When you work in a grocery store it's easy to fall into the habit of shopping every day. As I got my purse out of my locker at the end of a shift, I'd pull out the fabric shopping bag I kept inside and told myself that I was just going to pick up a few things. Perhaps lulled by the smaller daily dollar figures at checkout, I was blind to the weekly totals I was amassing due to my buying frequency.
That changed dramatically when I injured my elbow. Initial grocery store runs were of the emergency variety only, and accomplished in the companionship of my husband who hates few things worse than shopping in crowded food marts. Driving difficulties kept me home-bound more than usual, so my later visits to the store became add-ons to other reasons for going out, such as necessary doctor visits and scheduled physical therapy sessions. Limited in my ability to push a cart, shop and carry everything on my own, I was much more selective in my choices and kept my buying on a smaller scale.
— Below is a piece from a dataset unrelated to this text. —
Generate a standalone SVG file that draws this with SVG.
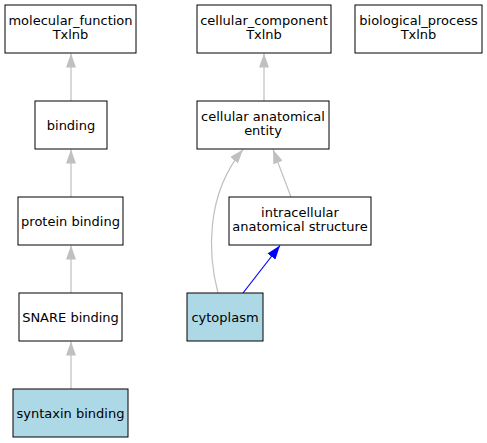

I was surprised at how well we survived and even benefited by the change in my shopping habits. We became more diligent in eating up leftovers, wasting less food. I opened the freezer and cabinet doors and cooked whatever I found inside. Going through the shelves made me realize how much money I'd lost on outdated items I found there. The money we weren't spending at the grocery store helped make up the shortfall caused by my reduced income in the weekly budget.
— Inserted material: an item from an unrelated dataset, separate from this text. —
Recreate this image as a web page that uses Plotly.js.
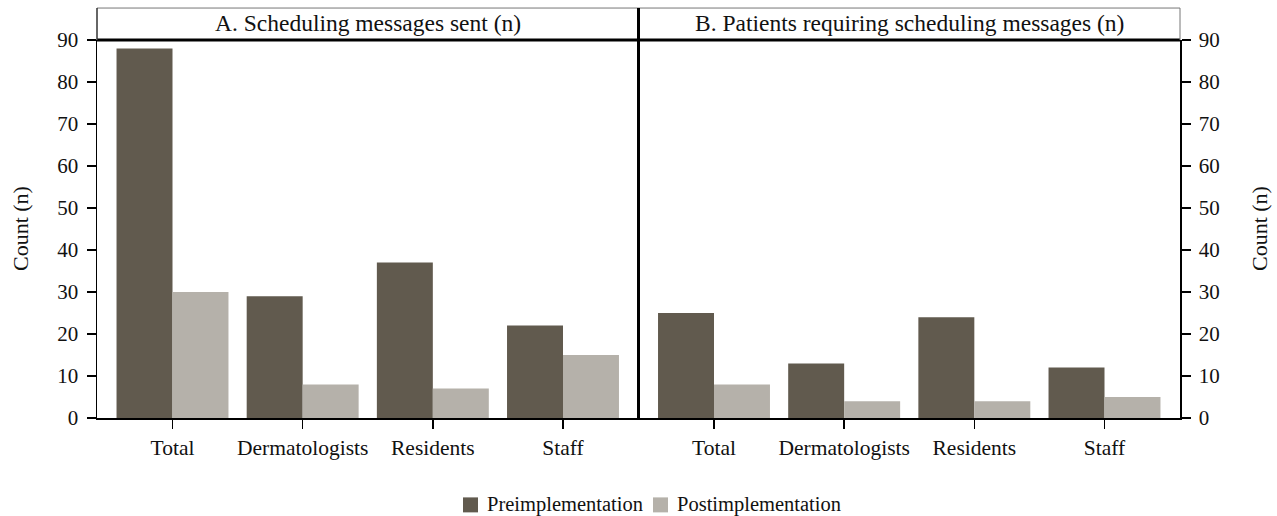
<!DOCTYPE html>
<html>
<head>
<meta charset="utf-8">
<script src="https://cdn.plot.ly/plotly-3.0.1.min.js"></script>
<style>html,body{margin:0;padding:0;background:#fff;}#chart{width:1277px;height:516px;}</style>
</head>
<body>
<div id="chart"></div>
<script>
const categories = ["Total", "Dermatologists", "Residents", "Staff"];
const preA = [88, 29, 37, 22];
const postA = [30, 8, 7, 15];
const preB = [25, 13, 24, 12];
const postB = [8, 4, 4, 5];
const yTicks = [0, 10, 20, 30, 40, 50, 60, 70, 80, 90];
const panelTitles = ["A. Scheduling messages sent (n)", "B. Patients requiring scheduling messages (n)"];
const seriesNames = ["Preimplementation", "Postimplementation"];

const dark = "#615a4e", light = "#b5b1aa";
const F = "Liberation Serif, Times New Roman, serif";

const traces = [
  {type:"bar", x:categories, y:preA, name:seriesNames[0], marker:{color:dark}, xaxis:"x", yaxis:"y"},
  {type:"bar", x:categories, y:postA, name:seriesNames[1], marker:{color:light}, xaxis:"x", yaxis:"y"},
  {type:"bar", x:categories, y:preB, name:seriesNames[0], marker:{color:dark}, xaxis:"x2", yaxis:"y2"},
  {type:"bar", x:categories, y:postB, name:seriesNames[1], marker:{color:light}, xaxis:"x2", yaxis:"y2"}
];

const W = 1277, H = 516, ML = 97, MR = 97, MT = 40, MB = 97.5;
const PW = W - ML - MR, PH = H - MT - MB;
const px = v => (v - ML) / PW;
const py = v => (H - MB - v) / PH;

const hTop = py(8);
const xCommon = {type:"category", range:[-0.58, 3.58], showline:true, linecolor:"#000", linewidth:2,
  ticks:"outside", ticklen:9, tickcolor:"#000", tickwidth:1.5, ticklabelstandoff:0,
  tickfont:{family:F, size:21.5, color:"#111"}, showgrid:false, zeroline:false, fixedrange:true};
const yCommon = {range:[0, 90], tickvals:yTicks, ticktext:yTicks.map(String), showline:true, linecolor:"#000", linewidth:1.5,
  ticks:"outside", ticklen:9, tickcolor:"#000", tickwidth:1.5, ticklabelstandoff:4,
  tickfont:{family:F, size:21, color:"#111"}, showgrid:false, zeroline:false, fixedrange:true};

const legendSquares = [
  {x0:px(463), x1:px(478), color:dark},
  {x0:px(653), x1:px(668), color:light}
];
const legendTextX = [px(485), px(675)];

const shapes = [
  {type:"line", xref:"paper", yref:"paper", x0:0, x1:1, y0:1, y1:1, line:{color:"#000", width:3}},
  {type:"line", xref:"paper", yref:"paper", x0:0, x1:1, y0:hTop, y1:hTop, line:{color:"#777", width:1}},
  {type:"line", xref:"paper", yref:"paper", x0:0, x1:0, y0:1, y1:hTop, line:{color:"#333", width:1.5}},
  {type:"line", xref:"paper", yref:"paper", x0:1, x1:1, y0:1, y1:hTop, line:{color:"#777", width:1}},
  {type:"line", xref:"paper", yref:"paper", x0:0.5, x1:0.5, y0:0, y1:hTop, line:{color:"#000", width:3}}
];
legendSquares.forEach(s => shapes.push({type:"rect", xref:"paper", yref:"paper", x0:s.x0, x1:s.x1, y0:py(513), y1:py(498), fillcolor:s.color, line:{width:0}}));

const annotations = [
  {text:panelTitles[0], x:0.25, y:py(23)},
  {text:panelTitles[1], x:0.75, y:py(23)}
].map(a => Object.assign(a, {xref:"paper", yref:"paper", xanchor:"center", yanchor:"middle", showarrow:false, font:{family:F, size:23.5, color:"#111"}}));
annotations.push(
  {text:"Count (n)", xref:"paper", yref:"paper", x:px(20), y:0.5, xanchor:"center", yanchor:"middle", textangle:-90, showarrow:false, font:{family:F, size:22, color:"#111"}},
  {text:"Count (n)", xref:"paper", yref:"paper", x:px(1259), y:0.5, xanchor:"center", yanchor:"middle", textangle:-90, showarrow:false, font:{family:F, size:22, color:"#111"}}
);
seriesNames.forEach((n, i) => annotations.push({text:n, xref:"paper", yref:"paper", x:legendTextX[i], y:py(505), xanchor:"left", yanchor:"middle", showarrow:false, font:{family:F, size:20.5, color:"#111"}}));

const layout = {
  width:W, height:H,
  margin:{l:ML, r:MR, t:MT, b:MB, autoexpand:false},
  paper_bgcolor:"#fff", plot_bgcolor:"#fff",
  barmode:"group", bargap:0.14, bargroupgap:0,
  font:{family:F, color:"#111"},
  xaxis: Object.assign({}, xCommon, {domain:[0, 0.5], anchor:"y"}),
  xaxis2: Object.assign({}, xCommon, {domain:[0.5, 1], anchor:"y2"}),
  yaxis: Object.assign({}, yCommon, {anchor:"x", side:"left"}),
  yaxis2: Object.assign({}, yCommon, {anchor:"x2", side:"right"}),
  showlegend:false,
  shapes:shapes,
  annotations:annotations
};

Plotly.newPlot("chart", traces, layout, {displayModeBar:false, staticPlot:true});
</script>
</body>
</html>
The positives in this “elbow interruption” of my lifestyle have spread to other areas of my life, as well. I have come to realize how easily we fall into ruts in our living and thinking that sideline us from the easier road we were meant to travel. Like the textured warning strips on highway shoulders, sometimes it takes a rough spot in the road we're traveling to open our eyes to the issues we were blind to before.
“...One thing I do know. I was blind but now I see!”